▸ Job
Show all lines holding "React".
= = = =
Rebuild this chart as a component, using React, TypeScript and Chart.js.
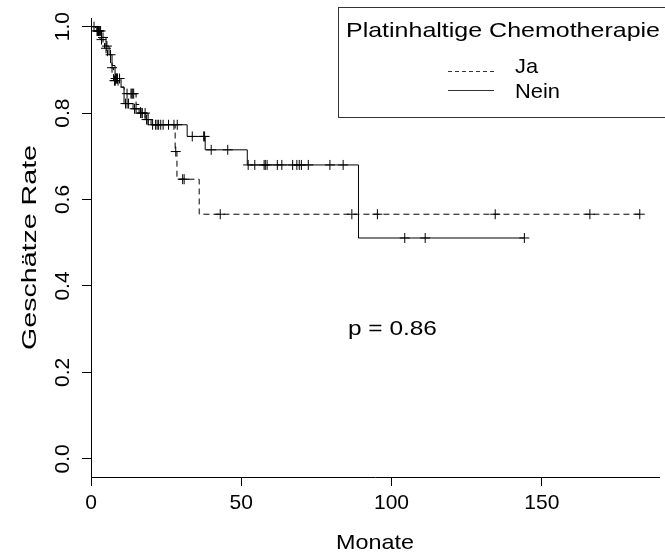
import React, { useEffect, useRef } from "react";
import { Chart, registerables } from "chart.js";

Chart.register(...registerables);

// ---- Data ----
// "Ja" group (dashed): event times (months) and survival after each event
const jaTimes = [1.5, 3, 4.5, 5.5, 6.5, 7.5, 9, 11, 15, 16.5, 19, 28, 28.6, 36];
const jaSurv = [0.99, 0.97, 0.95, 0.93, 0.905, 0.875, 0.86, 0.845, 0.82, 0.8, 0.773, 0.711, 0.647, 0.566];
const jaCensor = [
  2, 2.5, 3.5, 5, 7, 7.8, 8.1, 12, 13.3, 13.6, 13.9, 14.2, 17, 18, 22, 24, 28.2, 30.5, 31, 43, 86.8, 95.3,
  134.5, 166, 182.6,
];

// "Nein" group (solid)
const neinTimes = [2, 3.5, 5, 6, 7, 8, 10, 11, 14, 16, 18, 20, 32, 38, 52, 89];
const neinSurv = [0.99, 0.975, 0.955, 0.935, 0.91, 0.88, 0.86, 0.822, 0.81, 0.8, 0.785, 0.773, 0.746, 0.715, 0.68, 0.511];
const neinCensor = [
  1, 2.2, 2.5, 2.8, 3.2, 4, 5.3, 6.5, 8.2, 8.4, 8.6, 8.8, 9.5, 11.5, 12, 12.5, 14.5, 15, 16.5, 17, 18.5, 19,
  20.5, 21.5, 22.5, 23.2, 25.8, 27.6, 28.7, 33.7, 37.5, 37.8, 40, 45.5, 52.3, 54.5, 57.6, 58, 58.6, 62, 63.5,
  67.1, 68.5, 69.3, 70, 72.3, 79.5, 83.9, 104.4, 111.2, 144.2,
];

const xTicks = [0, 50, 100, 150];
const yTicks = [0, 0.2, 0.4, 0.6, 0.8, 1.0];
const xTitle = "Monate";
const yTitle = "Geschätze Rate";
const legendTitle = "Platinhaltige Chemotherapie";
const groupLabels = ["Ja", "Nein"];
const pValueText = "p = 0.86";

const FONT = "'Liberation Sans', Arial, Helvetica, sans-serif";

function survAt(times: number[], surv: number[], t: number) {
  let s = 1;
  for (let i = 0; i < times.length; i++) if (times[i] <= t) s = surv[i];
  return s;
}

function stepPoints(times: number[], surv: number[], censor: number[]) {
  const pts = [{ x: 0, y: 1 }];
  times.forEach((t, i) => pts.push({ x: t, y: surv[i] }));
  const lastT = Math.max(times[times.length - 1], ...censor);
  pts.push({ x: lastT, y: surv[surv.length - 1] });
  return pts;
}

function censorPoints(times: number[], surv: number[], censor: number[]) {
  return censor.map((t) => ({ x: t, y: survAt(times, surv, t) }));
}

// draw text horizontally stretched to a target width (left-aligned at x, or centred)
function fitText(ctx: CanvasRenderingContext2D, text: string, x: number, y: number, w: number, centred: boolean, rot = 0) {
  const m = ctx.measureText(text).width;
  ctx.save();
  ctx.translate(x, y);
  if (rot) ctx.rotate(rot);
  ctx.scale(w / m, 1);
  ctx.textAlign = centred ? "center" : "left";
  ctx.textBaseline = "middle";
  ctx.fillText(text, 0, 0);
  ctx.restore();
}

const overlay = {
  id: "overlay",
  afterDraw(chart: any) {
    const ctx = chart.ctx;
    const y = chart.scales.y;
    const x = chart.scales.x;
    const area = chart.chartArea;
    ctx.save();
    ctx.fillStyle = "#000";
    // rotated y tick labels
    ctx.font = `21px ${FONT}`;
    ctx.textAlign = "center";
    ctx.textBaseline = "middle";
    yTicks.forEach((v) => {
      const py = y.getPixelForValue(v);
      ctx.save();
      ctx.translate(63, py);
      ctx.rotate(-Math.PI / 2);
      ctx.fillText(v.toFixed(1), 0, 0);
      ctx.restore();
    });

    // axis titles
    ctx.font = `21px ${FONT}`;
    fitText(ctx, xTitle, (area.left + area.right) / 2, 543, 78, true);
    fitText(ctx, yTitle, 30, (area.top + area.bottom) / 2, 205, true, -Math.PI / 2);

    // p value
    ctx.font = `21px ${FONT}`;
    fitText(ctx, pValueText, x.getPixelForValue(85.5), y.getPixelForValue(0.3), 89, false);

    // legend box
    ctx.strokeStyle = "#333";
    ctx.lineWidth = 1;
    ctx.strokeRect(338.5, 7.5, 400, 110);
    ctx.font = `21px ${FONT}`;
    fitText(ctx, legendTitle, 346, 31, 314, false);
    // Ja (dashed)
    ctx.beginPath();
    ctx.setLineDash([4, 3]);
    ctx.moveTo(448, 71.5);
    ctx.lineTo(494, 71.5);
    ctx.stroke();
    ctx.setLineDash([]);
    fitText(ctx, groupLabels[0], 515, 67, 23, false);
    // Nein (solid)
    ctx.beginPath();
    ctx.moveTo(448, 90.5);
    ctx.lineTo(494, 90.5);
    ctx.stroke();
    fitText(ctx, groupLabels[1], 515, 92, 45, false);
    ctx.restore();
  },
};

export default function App() {
  const ref = useRef<HTMLCanvasElement>(null);
  useEffect(() => {
    if (!ref.current) return;
    const chart = new Chart(ref.current, {
      type: "line",
      data: {
        datasets: [
          {
            label: groupLabels[0],
            data: stepPoints(jaTimes, jaSurv, jaCensor),
            borderColor: "#000",
            borderWidth: 1,
            borderDash: [6, 4],
            pointRadius: 0,
            stepped: true,
          },
          {
            label: groupLabels[1],
            data: stepPoints(neinTimes, neinSurv, neinCensor),
            borderColor: "#000",
            borderWidth: 1,
            pointRadius: 0,
            stepped: true,
          },
          {
            label: groupLabels[0] + " zensiert",
            data: censorPoints(jaTimes, jaSurv, jaCensor),
            showLine: false,
            pointStyle: "cross",
            pointRadius: 5,
            pointBorderColor: "#000",
            pointBorderWidth: 1,
            borderColor: "#000",
          },
          {
            label: groupLabels[1] + " zensiert",
            data: censorPoints(neinTimes, neinSurv, neinCensor),
            showLine: false,
            pointStyle: "cross",
            pointRadius: 5,
            pointBorderColor: "#000",
            pointBorderWidth: 1,
            borderColor: "#000",
          },
        ],
      },
      options: {
        animation: false,
        responsive: false,
        events: [],
        layout: { padding: { left: 0, right: 0, top: 18, bottom: 0 } },
        plugins: { legend: { display: false }, tooltip: { enabled: false } },
        scales: {
          x: {
            type: "linear",
            min: 0,
            max: 189,
            afterBuildTicks: (s: any) => {
              s.ticks = xTicks.map((v) => ({ value: v }));
            },
            afterFit: (s: any) => {
              s.height = 76;
            },
            grid: { display: true, drawOnChartArea: false, drawTicks: true, tickLength: 9, color: "#000" },
            border: { display: true, color: "#000", width: 1 },
            ticks: { color: "#000", font: { family: FONT, size: 21 }, padding: 5, maxRotation: 0 },
            title: { display: false },
          },
          y: {
            type: "linear",
            min: -0.042,
            max: 1.02,
            afterBuildTicks: (s: any) => {
              s.ticks = yTicks.map((v) => ({ value: v }));
            },
            afterFit: (s: any) => {
              s.width = 91;
            },
            grid: { display: true, drawOnChartArea: false, drawTicks: true, tickLength: 9, color: "#000" },
            border: { display: true, color: "#000", width: 1 },
            ticks: { display: false },
            title: { display: false },
          },
        },
      },
      plugins: [overlay],
    });
    return () => chart.destroy();
  }, []);
  return (
    <div style={{ position: "absolute", left: 0, top: 0, width: 665, height: 553, background: "#fff" }}>
      <canvas ref={ref} width={665} height={553} style={{ width: 665, height: 553 }} />
    </div>
  );
}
= = = =
▸ Answer to the problem
Rebuild this chart as a component, using React, TypeScript and Chart.js.
import React, { useEffect, useRef } from "react";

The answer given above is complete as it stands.